* [Data for processing]
┄┄┄┄┄┄
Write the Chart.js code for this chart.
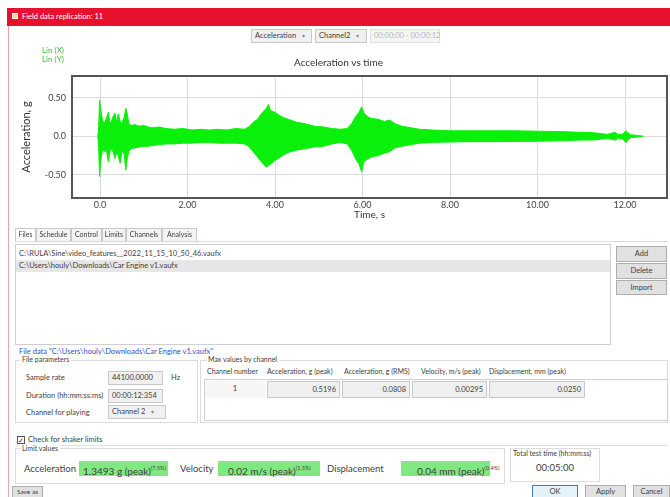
┄┄┄┄┄┄
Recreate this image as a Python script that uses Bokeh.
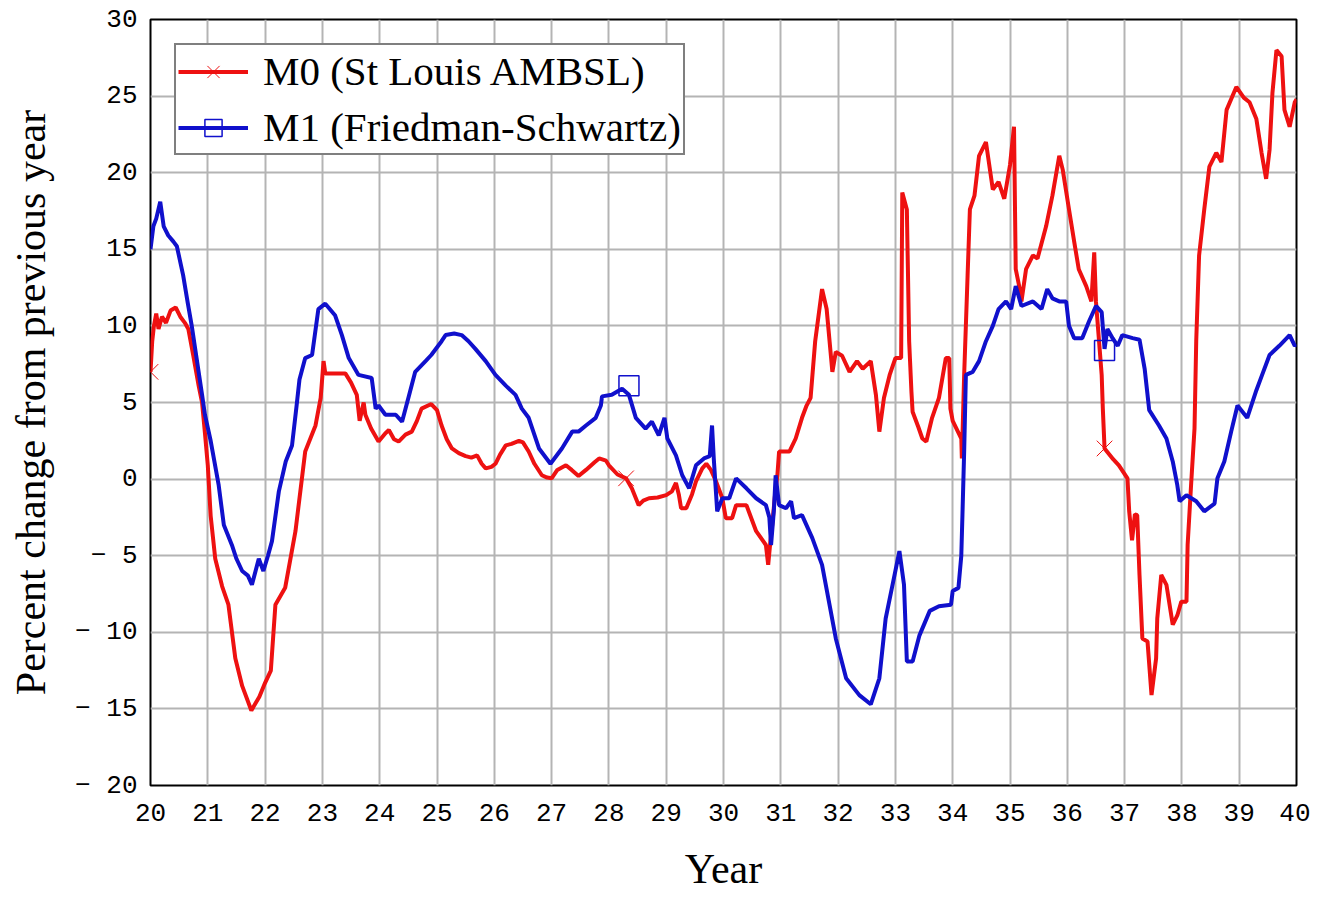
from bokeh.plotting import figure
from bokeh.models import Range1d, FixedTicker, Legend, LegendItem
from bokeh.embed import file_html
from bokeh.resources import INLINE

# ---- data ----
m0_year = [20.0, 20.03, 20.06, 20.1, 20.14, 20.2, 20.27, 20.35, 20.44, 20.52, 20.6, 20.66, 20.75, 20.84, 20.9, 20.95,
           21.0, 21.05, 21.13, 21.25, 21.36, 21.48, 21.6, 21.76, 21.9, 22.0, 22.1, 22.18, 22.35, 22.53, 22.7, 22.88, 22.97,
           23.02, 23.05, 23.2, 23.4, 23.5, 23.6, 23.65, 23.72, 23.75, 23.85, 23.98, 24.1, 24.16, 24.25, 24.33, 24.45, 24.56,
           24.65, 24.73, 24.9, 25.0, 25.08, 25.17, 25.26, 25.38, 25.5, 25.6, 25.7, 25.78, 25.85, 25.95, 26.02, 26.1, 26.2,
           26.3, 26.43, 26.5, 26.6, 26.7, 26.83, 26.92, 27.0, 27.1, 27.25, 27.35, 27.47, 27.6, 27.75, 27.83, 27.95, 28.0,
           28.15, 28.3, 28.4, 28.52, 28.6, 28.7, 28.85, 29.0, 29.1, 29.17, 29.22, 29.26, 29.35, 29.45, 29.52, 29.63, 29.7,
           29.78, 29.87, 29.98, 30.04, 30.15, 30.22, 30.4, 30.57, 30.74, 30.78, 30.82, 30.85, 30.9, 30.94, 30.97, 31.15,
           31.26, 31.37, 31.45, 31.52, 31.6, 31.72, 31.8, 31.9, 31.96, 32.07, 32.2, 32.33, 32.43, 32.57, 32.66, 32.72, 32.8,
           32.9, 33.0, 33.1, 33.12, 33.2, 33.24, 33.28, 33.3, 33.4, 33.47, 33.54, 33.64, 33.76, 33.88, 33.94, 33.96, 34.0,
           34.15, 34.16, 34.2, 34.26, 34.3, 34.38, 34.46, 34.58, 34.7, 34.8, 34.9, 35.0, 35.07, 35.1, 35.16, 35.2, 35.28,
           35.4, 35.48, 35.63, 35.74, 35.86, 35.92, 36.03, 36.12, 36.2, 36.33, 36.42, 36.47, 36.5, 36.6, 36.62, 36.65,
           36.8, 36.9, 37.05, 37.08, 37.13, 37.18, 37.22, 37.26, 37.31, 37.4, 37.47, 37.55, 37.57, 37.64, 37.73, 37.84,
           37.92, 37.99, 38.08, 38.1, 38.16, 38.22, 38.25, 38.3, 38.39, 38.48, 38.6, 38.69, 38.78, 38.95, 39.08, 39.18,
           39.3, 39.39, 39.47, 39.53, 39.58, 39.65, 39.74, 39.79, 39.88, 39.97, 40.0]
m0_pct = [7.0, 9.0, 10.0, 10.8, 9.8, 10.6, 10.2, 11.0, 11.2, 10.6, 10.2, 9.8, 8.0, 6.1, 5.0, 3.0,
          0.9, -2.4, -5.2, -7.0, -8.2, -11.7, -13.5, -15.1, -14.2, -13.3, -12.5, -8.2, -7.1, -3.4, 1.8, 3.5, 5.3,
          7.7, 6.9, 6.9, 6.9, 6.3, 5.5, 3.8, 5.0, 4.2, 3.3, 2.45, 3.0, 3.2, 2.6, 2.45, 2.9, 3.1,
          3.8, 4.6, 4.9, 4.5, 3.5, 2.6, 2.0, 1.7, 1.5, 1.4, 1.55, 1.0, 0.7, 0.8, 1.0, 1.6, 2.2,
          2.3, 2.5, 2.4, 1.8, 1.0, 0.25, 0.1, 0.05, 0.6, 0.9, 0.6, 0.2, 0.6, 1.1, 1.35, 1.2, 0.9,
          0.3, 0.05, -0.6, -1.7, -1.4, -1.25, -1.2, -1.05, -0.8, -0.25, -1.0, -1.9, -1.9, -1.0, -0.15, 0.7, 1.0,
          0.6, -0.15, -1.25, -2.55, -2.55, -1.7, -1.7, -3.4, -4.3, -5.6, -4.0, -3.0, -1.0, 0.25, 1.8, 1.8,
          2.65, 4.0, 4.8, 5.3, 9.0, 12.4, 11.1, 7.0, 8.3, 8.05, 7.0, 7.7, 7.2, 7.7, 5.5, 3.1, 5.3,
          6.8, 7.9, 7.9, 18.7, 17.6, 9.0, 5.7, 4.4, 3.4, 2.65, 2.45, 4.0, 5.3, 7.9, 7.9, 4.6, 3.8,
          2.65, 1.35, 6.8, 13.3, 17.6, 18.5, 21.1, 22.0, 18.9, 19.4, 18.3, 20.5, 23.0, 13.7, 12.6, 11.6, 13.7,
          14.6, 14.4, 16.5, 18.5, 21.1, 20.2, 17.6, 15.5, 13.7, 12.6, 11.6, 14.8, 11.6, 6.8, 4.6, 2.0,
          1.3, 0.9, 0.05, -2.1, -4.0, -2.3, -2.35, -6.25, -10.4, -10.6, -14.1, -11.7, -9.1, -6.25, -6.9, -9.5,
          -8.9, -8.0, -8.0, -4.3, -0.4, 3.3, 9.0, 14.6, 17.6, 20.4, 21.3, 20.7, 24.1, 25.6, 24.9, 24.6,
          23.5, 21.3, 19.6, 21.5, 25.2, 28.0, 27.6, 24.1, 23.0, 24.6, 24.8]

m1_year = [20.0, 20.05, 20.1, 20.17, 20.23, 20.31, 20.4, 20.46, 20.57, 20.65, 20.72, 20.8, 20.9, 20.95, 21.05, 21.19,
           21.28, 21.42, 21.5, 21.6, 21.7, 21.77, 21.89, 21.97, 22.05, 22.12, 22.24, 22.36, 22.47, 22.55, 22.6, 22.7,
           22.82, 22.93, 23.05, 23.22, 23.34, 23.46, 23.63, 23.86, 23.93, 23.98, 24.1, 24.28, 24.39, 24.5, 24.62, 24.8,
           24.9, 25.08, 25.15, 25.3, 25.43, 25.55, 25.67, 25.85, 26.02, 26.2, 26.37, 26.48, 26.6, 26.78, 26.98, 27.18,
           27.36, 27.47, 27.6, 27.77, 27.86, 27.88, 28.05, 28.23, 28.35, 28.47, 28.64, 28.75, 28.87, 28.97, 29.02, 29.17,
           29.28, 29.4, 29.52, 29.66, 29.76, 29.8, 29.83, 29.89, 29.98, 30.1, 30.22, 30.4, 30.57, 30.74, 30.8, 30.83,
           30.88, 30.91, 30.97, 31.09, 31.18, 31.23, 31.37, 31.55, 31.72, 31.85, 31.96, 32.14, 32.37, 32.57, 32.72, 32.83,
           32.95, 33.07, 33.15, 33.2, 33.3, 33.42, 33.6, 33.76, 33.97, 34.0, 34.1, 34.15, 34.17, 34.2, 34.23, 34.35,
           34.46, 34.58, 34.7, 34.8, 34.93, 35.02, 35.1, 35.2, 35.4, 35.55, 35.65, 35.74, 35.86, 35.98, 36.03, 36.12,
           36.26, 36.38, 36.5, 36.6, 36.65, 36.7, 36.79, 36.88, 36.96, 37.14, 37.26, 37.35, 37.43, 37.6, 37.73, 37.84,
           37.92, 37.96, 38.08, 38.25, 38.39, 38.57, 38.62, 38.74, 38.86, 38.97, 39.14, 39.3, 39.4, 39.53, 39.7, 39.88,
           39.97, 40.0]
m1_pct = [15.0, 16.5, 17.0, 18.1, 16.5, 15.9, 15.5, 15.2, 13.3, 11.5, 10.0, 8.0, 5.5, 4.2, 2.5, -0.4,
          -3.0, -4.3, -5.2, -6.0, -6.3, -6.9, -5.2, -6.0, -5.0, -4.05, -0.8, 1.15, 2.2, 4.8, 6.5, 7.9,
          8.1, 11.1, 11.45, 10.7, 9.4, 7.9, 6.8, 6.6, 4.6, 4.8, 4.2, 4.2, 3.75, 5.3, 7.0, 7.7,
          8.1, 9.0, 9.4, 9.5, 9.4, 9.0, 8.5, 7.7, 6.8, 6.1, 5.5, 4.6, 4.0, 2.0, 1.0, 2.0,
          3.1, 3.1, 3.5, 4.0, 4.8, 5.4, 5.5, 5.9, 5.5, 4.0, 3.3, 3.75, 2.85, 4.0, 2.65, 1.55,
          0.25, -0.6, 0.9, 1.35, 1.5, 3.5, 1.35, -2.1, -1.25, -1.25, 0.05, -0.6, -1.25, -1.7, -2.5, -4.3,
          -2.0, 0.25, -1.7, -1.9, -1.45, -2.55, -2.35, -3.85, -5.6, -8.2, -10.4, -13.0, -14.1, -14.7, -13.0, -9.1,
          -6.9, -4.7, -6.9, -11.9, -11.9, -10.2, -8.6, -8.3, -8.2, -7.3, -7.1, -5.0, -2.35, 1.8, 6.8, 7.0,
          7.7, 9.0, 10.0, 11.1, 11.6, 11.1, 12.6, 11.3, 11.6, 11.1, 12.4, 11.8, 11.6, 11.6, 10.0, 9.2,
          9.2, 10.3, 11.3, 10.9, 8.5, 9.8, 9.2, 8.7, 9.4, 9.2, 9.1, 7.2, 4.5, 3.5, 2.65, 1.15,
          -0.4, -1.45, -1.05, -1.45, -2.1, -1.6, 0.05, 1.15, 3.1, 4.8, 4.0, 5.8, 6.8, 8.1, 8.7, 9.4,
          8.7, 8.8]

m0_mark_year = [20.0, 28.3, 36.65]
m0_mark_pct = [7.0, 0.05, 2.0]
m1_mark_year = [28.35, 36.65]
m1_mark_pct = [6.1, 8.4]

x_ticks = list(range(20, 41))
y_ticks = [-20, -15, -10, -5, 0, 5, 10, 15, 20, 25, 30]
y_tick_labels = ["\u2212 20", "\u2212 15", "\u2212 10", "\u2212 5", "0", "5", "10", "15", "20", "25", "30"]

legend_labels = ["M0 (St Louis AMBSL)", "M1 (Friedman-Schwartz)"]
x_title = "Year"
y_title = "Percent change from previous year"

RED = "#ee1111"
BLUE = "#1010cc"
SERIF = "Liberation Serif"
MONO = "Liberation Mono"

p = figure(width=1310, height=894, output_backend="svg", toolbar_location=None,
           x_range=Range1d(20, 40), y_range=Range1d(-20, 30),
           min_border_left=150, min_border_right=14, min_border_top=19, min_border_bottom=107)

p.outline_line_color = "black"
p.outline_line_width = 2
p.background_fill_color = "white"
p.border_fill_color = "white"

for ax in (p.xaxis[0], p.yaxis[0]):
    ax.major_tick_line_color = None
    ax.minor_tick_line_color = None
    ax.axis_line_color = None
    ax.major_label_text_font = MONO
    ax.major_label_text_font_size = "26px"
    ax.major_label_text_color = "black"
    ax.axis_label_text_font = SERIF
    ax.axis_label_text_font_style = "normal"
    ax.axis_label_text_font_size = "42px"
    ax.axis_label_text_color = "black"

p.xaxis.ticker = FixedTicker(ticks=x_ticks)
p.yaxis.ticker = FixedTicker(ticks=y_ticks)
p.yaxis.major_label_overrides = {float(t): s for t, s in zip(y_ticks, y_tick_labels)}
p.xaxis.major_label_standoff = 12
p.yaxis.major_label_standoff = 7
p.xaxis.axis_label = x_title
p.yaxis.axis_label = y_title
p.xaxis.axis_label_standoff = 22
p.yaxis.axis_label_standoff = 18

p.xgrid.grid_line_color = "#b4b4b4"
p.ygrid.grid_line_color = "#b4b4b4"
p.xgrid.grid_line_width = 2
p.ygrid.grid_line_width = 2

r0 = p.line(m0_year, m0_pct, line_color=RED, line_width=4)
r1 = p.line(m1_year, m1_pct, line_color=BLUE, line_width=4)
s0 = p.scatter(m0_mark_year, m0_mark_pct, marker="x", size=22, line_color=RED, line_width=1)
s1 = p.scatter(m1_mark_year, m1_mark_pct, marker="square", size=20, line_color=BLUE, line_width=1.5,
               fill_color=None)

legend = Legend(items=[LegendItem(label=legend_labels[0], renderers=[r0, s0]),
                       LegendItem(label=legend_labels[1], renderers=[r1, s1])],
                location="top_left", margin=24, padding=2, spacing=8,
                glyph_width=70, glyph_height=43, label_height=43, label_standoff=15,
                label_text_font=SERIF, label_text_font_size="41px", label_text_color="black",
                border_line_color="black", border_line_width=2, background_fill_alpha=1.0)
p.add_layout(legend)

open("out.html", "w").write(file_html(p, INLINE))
┄┄┄┄┄┄
Above are lines of data; state how many of them contain the word "this", with no other output.

* [Result below] 2